Dubai - Australian Open champion Novak Djokovic beat Florian Mayer of Germany 7-5, 6-4 on Thursday to reach the Dubai Championships semifinals, where he will face Tomas Berdych.
Djokovic, the two-time defending champion in Dubai, trailed 5-3 in the first set before winning the final four games when his opponent's serve abandoned him. The third-ranked Serb easily won the second set to reach his fourth consecutive semifinal in Dubai.
Djokovic struggled early on with the 38th-ranked Mayer's serve, backhand slice and his aggressive net play.
"The ball was going faster today, and he took it to me from the start," Djokovic said. "Already first game he was on the net, twice, three times. I was not moving my legs well. I was making lots of unforced errors."
Djokovic eventually stepped up his game but he also benefited from Mayer's three double faults in his last two service games. The first helped Djokovic level the set at 5-5 and then two in the final game allowed the Serb to break Mayer and take the set.
That seemed to deflate Mayer, who put up little resistance after that. He was broken twice by Djokovic in the second set as the Serb ran off the final five games for his 12th straight win.
Next up is Berdych, who Djokovic beat in the Australian Open quarterfinals on his way to winning his second Grand Slam.
"Yeah, tough one. He's playing really well in the last year and a half," Djokovic said. "He's a quite consistent player right now. He has a very powerful serve, very fast baseline strokes, very flat, so I guess I need to be patient and wait for my chances."
Earlier in the day, Berdych beat Phillip Petzschner of Germany 7-5, 6-4 in just under two hours.

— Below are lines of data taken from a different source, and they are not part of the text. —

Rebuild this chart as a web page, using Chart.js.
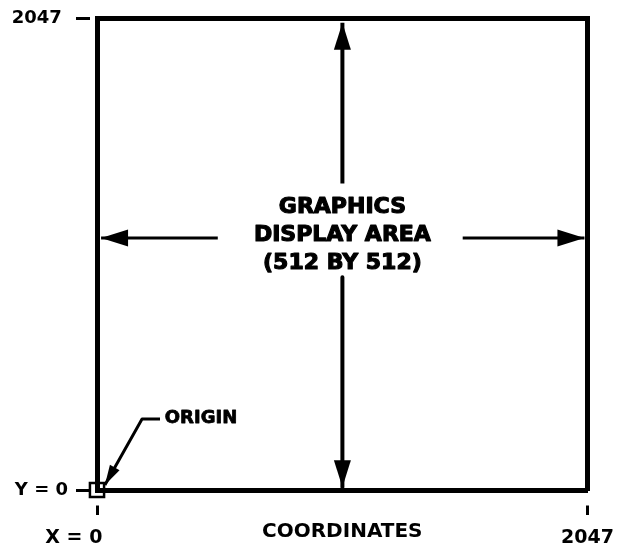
<!DOCTYPE html>
<html>
<head>
<meta charset="utf-8">
<script src="https://cdn.jsdelivr.net/npm/chart.js@4.4.1/dist/chart.umd.min.js"></script>
<style>
html, body { margin: 0; padding: 0; background: #fff; }
canvas { display: block; }
</style>
</head>
<body>
<canvas id="myChart" width="626" height="548"></canvas>
<script>
// coordinate range of the display
const axisMin = 0;
const axisMax = 2047;
const xTickValues = [0, 2047];
const xTickLabels = ['X = 0', '2047'];
const yTickValues = [0, 2047];
const yTickLabels = ['Y = 0', '2047'];
const axisTitle = 'COORDINATES';

// arrows, in display coordinates
const upArrow = [{x: 1024, y: 1331}, {x: 1024, y: 2030}];
const downArrow = [{x: 1024, y: 924}, {x: 1024, y: 12}];
const leftArrow = [{x: 504, y: 1095}, {x: 17, y: 1095}];
const rightArrow = [{x: 1526, y: 1095}, {x: 2034, y: 1095}];
const originLeader = [{x: 263, y: 308}, {x: 188, y: 308}, {x: 33, y: 22}];
const originPoint = [{x: 0, y: 0}];

// labels inside the area
const centerLines = ['GRAPHICS', 'DISPLAY AREA', '(512 BY 512)'];
const centerLineX = 1024;
const centerLineY = [1227, 1106, 984];
const originLabel = 'ORIGIN';
const originLabelPos = {x: 283, y: 312};

const font = '"DejaVu Sans"';

const arrowHeads = {
    id: 'arrowHeads',
    afterDatasetsDraw(chart) {
        const ctx = chart.ctx;
        chart.data.datasets.forEach(function (ds, i) {
            if (!ds.headLength) return;
            let pts = chart.getDatasetMeta(i).data;
            let tip = pts[pts.length - 1];
            let from = pts[pts.length - 2];
            let a = Math.atan2(tip.y - from.y, tip.x - from.x);
            ctx.save();
            ctx.translate(tip.x, tip.y);
            ctx.rotate(a);
            ctx.beginPath();
            ctx.moveTo(0, 0);
            ctx.lineTo(-ds.headLength, -ds.headWidth / 2);
            ctx.lineTo(-ds.headLength, ds.headWidth / 2);
            ctx.closePath();
            ctx.fillStyle = ds.borderColor;
            ctx.fill();
            ctx.restore();
        });
    }
};

// heavy lettering: fill plus a thin outline of the same colour
function heavyText(ctx, t, px, py) {
    ctx.fillText(t, px, py);
    ctx.strokeText(t, px, py);
}

const notes = {
    id: 'notes',
    afterDatasetsDraw(chart) {
        const ctx = chart.ctx;
        const x = chart.scales.x;
        const y = chart.scales.y;
        ctx.save();
        ctx.fillStyle = '#000';
        ctx.strokeStyle = '#000';
        ctx.lineJoin = 'round';
        ctx.textBaseline = 'middle';
        ctx.textAlign = 'center';
        ctx.lineWidth = 1.2;
        ctx.font = 'bold 22px ' + font;
        centerLines.forEach(function (t, i) {
            heavyText(ctx, t, x.getPixelForValue(centerLineX), y.getPixelForValue(centerLineY[i]));
        });
        ctx.textAlign = 'left';
        ctx.lineWidth = 0.8;
        ctx.font = 'bold 18px ' + font;
        heavyText(ctx, originLabel, x.getPixelForValue(originLabelPos.x), y.getPixelForValue(originLabelPos.y));
        ctx.restore();
    }
};

function arrowSet(points, width, len, head) {
    return {
        data: points,
        showLine: true,
        borderColor: '#000',
        borderWidth: width,
        borderCapStyle: 'butt',
        borderJoinStyle: 'round',
        pointRadius: 0,
        clip: false,
        headLength: len,
        headWidth: head
    };
}

function frameAxis(position, size) {
    return {
        type: 'linear',
        position: position,
        min: axisMin,
        max: axisMax,
        ticks: { display: false },
        grid: { drawOnChartArea: false, drawTicks: false },
        border: { color: '#000', width: 5 },
        afterFit: function (scale) {
            if (scale.isHorizontal()) scale.height = size; else scale.width = size;
        }
    };
}

new Chart(document.getElementById('myChart'), {
    type: 'scatter',
    data: {
        datasets: [
            arrowSet(upArrow, 4, 27, 17),
            arrowSet(downArrow, 4, 27, 17),
            arrowSet(leftArrow, 3, 27, 17),
            arrowSet(rightArrow, 3, 27, 17),
            arrowSet(originLeader, 3, 20, 11),
            {
                data: originPoint,
                pointStyle: 'rect',
                pointRadius: 10,
                borderWidth: 2.5,
                borderColor: '#000',
                backgroundColor: 'rgba(0,0,0,0)',
                clip: false
            }
        ]
    },
    options: {
        responsive: false,
        animation: false,
        devicePixelRatio: 1,
        events: [],
        layout: { padding: 0 },
        plugins: { legend: { display: false }, tooltip: { enabled: false } },
        scales: {
            x: {
                type: 'linear',
                position: 'bottom',
                min: axisMin,
                max: axisMax,
                afterBuildTicks: function (scale) {
                    scale.ticks = xTickValues.map((v) => ({ value: v }));
                },
                afterFit: function (scale) { scale.height = 58; },
                ticks: {
                    color: '#000',
                    padding: 12,
                    maxRotation: 0,
                    autoSkip: false,
                    font: { family: font, weight: 'bold', size: 19 },
                    // first label sits left of its tick in the original
                    callback: (value, index) => index === 0 ? xTickLabels[index] + '       ' : xTickLabels[index]
                },
                grid: {
                    drawOnChartArea: false,
                    tickLength: 25,
                    tickColor: '#000',
                    tickWidth: 3,
                    tickBorderDash: [10, 12.5],
                    tickBorderDashOffset: 10
                },
                border: { color: '#000', width: 5 },
                title: {
                    display: true,
                    text: axisTitle,
                    color: '#000',
                    padding: { top: 0, bottom: 4 },
                    font: { family: font, weight: 'bold', size: 20 }
                }
            },
            y: {
                type: 'linear',
                position: 'left',
                min: axisMin,
                max: axisMax,
                afterBuildTicks: function (scale) {
                    scale.ticks = yTickValues.map((v) => ({ value: v }));
                },
                afterFit: function (scale) { scale.width = 97; },
                ticks: {
                    color: '#000',
                    padding: 8,
                    autoSkip: false,
                    font: { family: font, weight: 'bold', size: 18 },
                    callback: (value, index) => index === 1 ? yTickLabels[index] + ' ' : yTickLabels[index]
                },
                grid: {
                    drawOnChartArea: false,
                    tickLength: 21,
                    tickColor: '#000',
                    tickWidth: 3,
                    tickBorderDash: [14, 20]
                },
                border: { color: '#000', width: 5 }
            },
            x2: frameAxis('top', 18),
            y2: frameAxis('right', 38)
        }
    },
    plugins: [arrowHeads, notes]
});
</script>
</body>
</html>
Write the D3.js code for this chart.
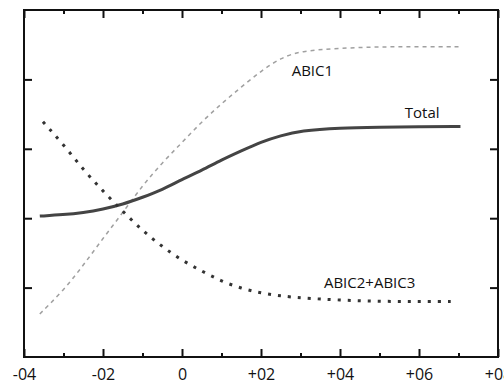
<!DOCTYPE html>
<html>
<head>
<meta charset="utf-8">
<script src="https://cdn.jsdelivr.net/npm/d3@7"></script>
<style>
  body { margin: 0; background: #fff; }
  svg { display: block; }
  text { font-family: "Open Sans", Lato, sans-serif; fill: #111; }
</style>
</head>
<body>
<div id="chart"></div>
<script>
// chart values
const xValues = [-3.6, -3, -2.5, -2, -1.5, -1, -0.5, 0, 0.5, 1, 1.5, 2, 2.5, 3, 4, 5, 6, 7.05];
const totalValues = [2.03, 2.05, 2.08, 2.13, 2.20, 2.30, 2.41, 2.56, 2.69, 2.84, 2.97, 3.10, 3.19, 3.26, 3.30, 3.31, 3.32, 3.32];
const abic1Values = [0.62, 0.96, 1.32, 1.71, 2.08, 2.47, 2.80, 3.09, 3.39, 3.65, 3.89, 4.12, 4.31, 4.41, 4.45, 4.47, 4.47, 4.47];
const abic23X = [-3.52, -3, -2.5, -2, -1.5, -1, -0.5, 0, 0.5, 1, 1.5, 2, 2.5, 3, 4, 5, 6, 6.96];
const abic23Values = [3.39, 3.06, 2.70, 2.39, 2.10, 1.82, 1.59, 1.39, 1.24, 1.09, 0.99, 0.92, 0.88, 0.85, 0.82, 0.80, 0.80, 0.80];
const xMajorTicks = [-4, -2, 0, 2, 4, 6, 8];
const xMinorTicks = [-3, -1, 1, 3, 5, 7];
const xTickLabels = ["-04", "-02", "0", "+02", "+04", "+06", "+08"];
const yTicks = [1, 2, 3, 4];

const width = 504, height = 385;
const margin = { left: 24, right: 6, top: 10, bottom: 28 };

const svg = d3.select("#chart").append("svg")
    .attr("width", width)
    .attr("height", height);

const x = d3.scaleLinear().domain([-4, 8]).range([margin.left, width - margin.right]);
const y = d3.scaleLinear().domain([0, 5]).range([height - margin.bottom, margin.top]);

// axes with inward ticks on all four sides
function styleAxis(g) {
    g.select(".domain").remove();
    g.selectAll(".tick line").attr("stroke", "#111").attr("stroke-width", 2);
}

svg.append("g")
    .attr("transform", `translate(0,${y(0)})`)
    .call(d3.axisBottom(x).tickValues(xMajorTicks).tickSize(-8)
        .tickFormat((d, i) => xTickLabels[i]).tickPadding(12))
    .call(styleAxis)
    .call(g => g.selectAll("text").attr("font-size", 16).attr("fill", "#111"));

svg.append("g")
    .attr("transform", `translate(0,${y(0)})`)
    .call(d3.axisBottom(x).tickValues(xMinorTicks).tickSize(-4).tickFormat(""))
    .call(styleAxis);

svg.append("g")
    .attr("transform", `translate(0,${y(5)})`)
    .call(d3.axisTop(x).tickValues(xMajorTicks).tickSize(-8).tickFormat(""))
    .call(styleAxis);

svg.append("g")
    .attr("transform", `translate(0,${y(5)})`)
    .call(d3.axisTop(x).tickValues(xMinorTicks).tickSize(-4).tickFormat(""))
    .call(styleAxis);

svg.append("g")
    .attr("transform", `translate(${x(-4)},0)`)
    .call(d3.axisLeft(y).tickValues(yTicks).tickSize(-8).tickFormat(""))
    .call(styleAxis);

svg.append("g")
    .attr("transform", `translate(${x(8)},0)`)
    .call(d3.axisRight(y).tickValues(yTicks).tickSize(-8).tickFormat(""))
    .call(styleAxis);

// frame
svg.append("rect")
    .attr("x", x(-4)).attr("y", y(5))
    .attr("width", x(8) - x(-4)).attr("height", y(0) - y(5))
    .attr("fill", "none").attr("stroke", "#111").attr("stroke-width", 2);

const line = d3.line()
    .x(d => x(d[0]))
    .y(d => y(d[1]))
    .curve(d3.curveBasis);

// ABIC1: light dashed
svg.append("path")
    .attr("d", line(d3.zip(xValues, abic1Values)))
    .attr("fill", "none")
    .attr("stroke", "#a0a0a0")
    .attr("stroke-width", 1.5)
    .attr("stroke-dasharray", "4,4");

// Total: thick solid
svg.append("path")
    .attr("d", line(d3.zip(xValues, totalValues)))
    .attr("fill", "none")
    .attr("stroke", "#444")
    .attr("stroke-width", 3);

// ABIC2+ABIC3: square dots
svg.append("path")
    .attr("d", line(d3.zip(abic23X, abic23Values)))
    .attr("fill", "none")
    .attr("stroke", "#333")
    .attr("stroke-width", 3)
    .attr("stroke-dasharray", "3,7");

// curve labels
const labels = [
    { text: "ABIC1", x: 3.3, y: 4.05 },
    { text: "Total", x: 6.08, y: 3.44 },
    { text: "ABIC2+ABIC3", x: 4.75, y: 0.99 }
];
svg.selectAll(".curve-label")
    .data(labels)
    .join("text")
    .attr("class", "curve-label")
    .attr("x", d => x(d.x))
    .attr("y", d => y(d.y))
    .attr("text-anchor", "middle")
    .attr("font-size", 15)
    .attr("font-weight", 500)
    .text(d => d.text);
</script>
</body>
</html>
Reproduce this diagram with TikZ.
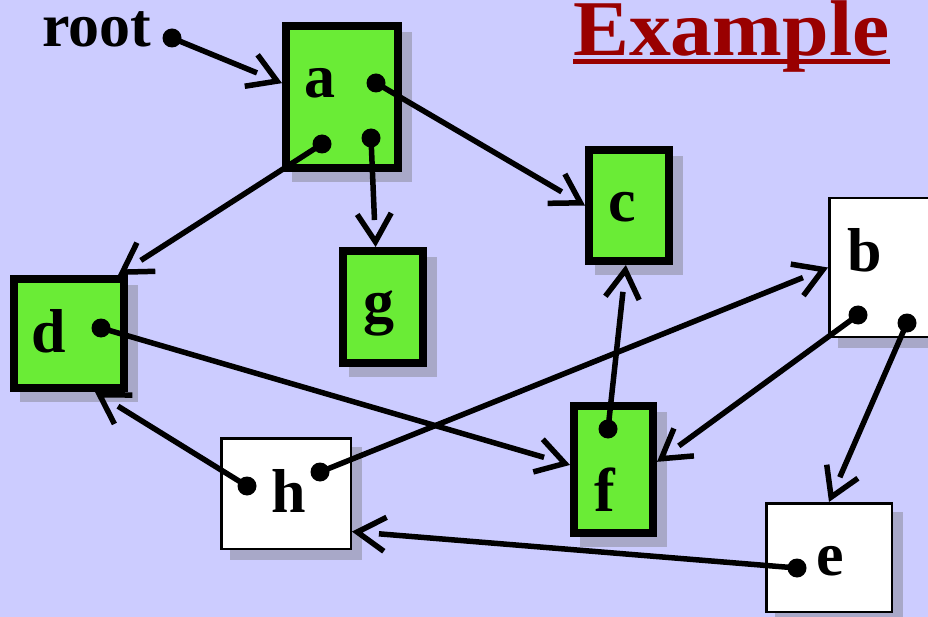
\documentclass[tikz,border=0pt]{standalone}
\usepackage{fontspec}
\setmainfont{Liberation Serif}
\usepackage{tikz}
\usetikzlibrary{arrows.meta,shadows,positioning}
\definecolor{slidebg}{RGB}{204,204,255}
\definecolor{livegreen}{RGB}{106,236,54}
\definecolor{shadowc}{RGB}{168,168,200}
\definecolor{titlered}{RGB}{153,0,0}
\tikzset{
  obj/.style={draw=black, rectangle, inner sep=0pt,
    drop shadow={shadow xshift=10pt, shadow yshift=-10pt, fill=shadowc, draw=shadowc, opacity=1}},
  live/.style={obj, fill=livegreen, line width=8pt},
  dead/.style={obj, fill=white, line width=2.5pt},
  lbl/.style={font=\fontsize{62}{70}\selectfont\bfseries, inner sep=0pt, anchor=base},
  dot/.style={circle, fill=black, inner sep=0pt, minimum size=19pt},
  % shaft stops at the back of the head, as on the slide
  ptr/.style={line width=5.5pt, shorten >=27pt,
    postaction={draw, shorten >=0pt, dash pattern=on 0pt off 5000pt,
      -{Straight Barb[length=28pt, width=34pt]}}},
}

\begin{document}
\begin{tikzpicture}[x=1pt, y=-1pt]
          \fill[slidebg] (0,0) rectangle (928,617);
          \useasboundingbox (0,0) rectangle (928,617);
          \clip (0,0) rectangle (928,617);
          % title
          \node[font=\fontsize{79}{90}\selectfont\bfseries, text=titlered, inner sep=0pt, anchor=base west]
            (title) at (573,56) {\scalebox{1.06}[1]{Example}};
          \draw[titlered, line width=5pt] ([yshift=-6pt]title.base west) -- ([yshift=-6pt]title.base east);
          % reachable objects
          \node[live, minimum width=112pt, minimum height=142pt] (a) at (342,97) {};
          \node[live, minimum width=80pt, minimum height=111pt] (c) at (629,205.5) {};
          \node[live, minimum width=80pt, minimum height=112pt] (g) at (383,307) {};
          \node[live, minimum width=110pt, minimum height=109pt] (d) at (69,333.5) {};
          \node[live, minimum width=79pt, minimum height=127pt] (f) at (613.5,469.5) {};
          % garbage
          \node[dead, minimum width=129.5pt, minimum height=110.5pt] (h) at (286,493.5) {};
          \node[dead, minimum width=129.5pt, minimum height=138.5pt] (b) at (894,267.5) {};
          \node[dead, minimum width=125.5pt, minimum height=108.5pt] (e) at (829,557.5) {};
          % names
          \node[lbl] (root) at (97,47) {root};
          \node[lbl] (a-name) at (320,98) {a};
          \node[lbl] (c-name) at (622,222) {c};
          \node[lbl] (g-name) at (379,322) {g};
          \node[lbl] (d-name) at (49,352) {d};
          \node[lbl] (f-name) at (605,511) {f};
          \node[lbl] (h-name) at (289,512) {h};
          \node[lbl] (b-name) at (865,272) {b};
          \node[lbl] (e-name) at (830,575) {e};
          % pointer fields
          \node[dot] (root-p) at (172,38) {};
          \node[dot] (a-r) at (376,83) {};
          \node[dot] (a-bl) at (322,144) {};
          \node[dot] (a-br) at (371,138) {};
          \node[dot] (d-p) at (101,328) {};
          \node[dot] (h-l) at (247,486) {};
          \node[dot] (h-r) at (320,472) {};
          \node[dot] (f-p) at (608,429) {};
          \node[dot] (b-l) at (858,315) {};
          \node[dot] (b-r) at (907,323) {};
          \node[dot] (e-p) at (797,568) {};
          % pointers
          \draw[ptr] (root-p.center) -- (a.167);
          \draw[ptr] (a-r.center) -- (c.west);
          \draw[ptr] (a-bl.center) -- (d.50);
          \draw[ptr] (a-br.center) -- (g.97);
          \draw[ptr] (d-p.center) -- (f.174);
          \draw[ptr] (h-l.center) -- (d.294);
          \draw[ptr] (h-r.center) -- (b.west);
          \draw[ptr] (f-p.center) -- (c.267);
          \draw[ptr] (b-l.center) -- (f.10);
          \draw[ptr] (b-r.center) -- (e.north);
          \draw[ptr] (e-p.center) -- (h.330);
\end{tikzpicture}
\end{document}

The third-seeded Czech broke Petzschner three times in the first set but dropped serve twice. Berdych wasted six set points, closing it out when the 73rd-ranked German hit a forehand long.
The second set was just as close, with Berdych's decisive break making it 5-4.
Berdych conceded he had trouble with the big-serving Petzschner, whose style contrasted to that of Nikolay Davydenko of Russia from Wednesday's win.
"You know, both of them were very tough," Berdych said. "That's the way what Philipp likes to play _ big serves, sometimes come to the net, a lot of slice in the backhand side and then he just makes a winner like that. So that's what he likes to do, you know, just not give you a rhythm on court at all."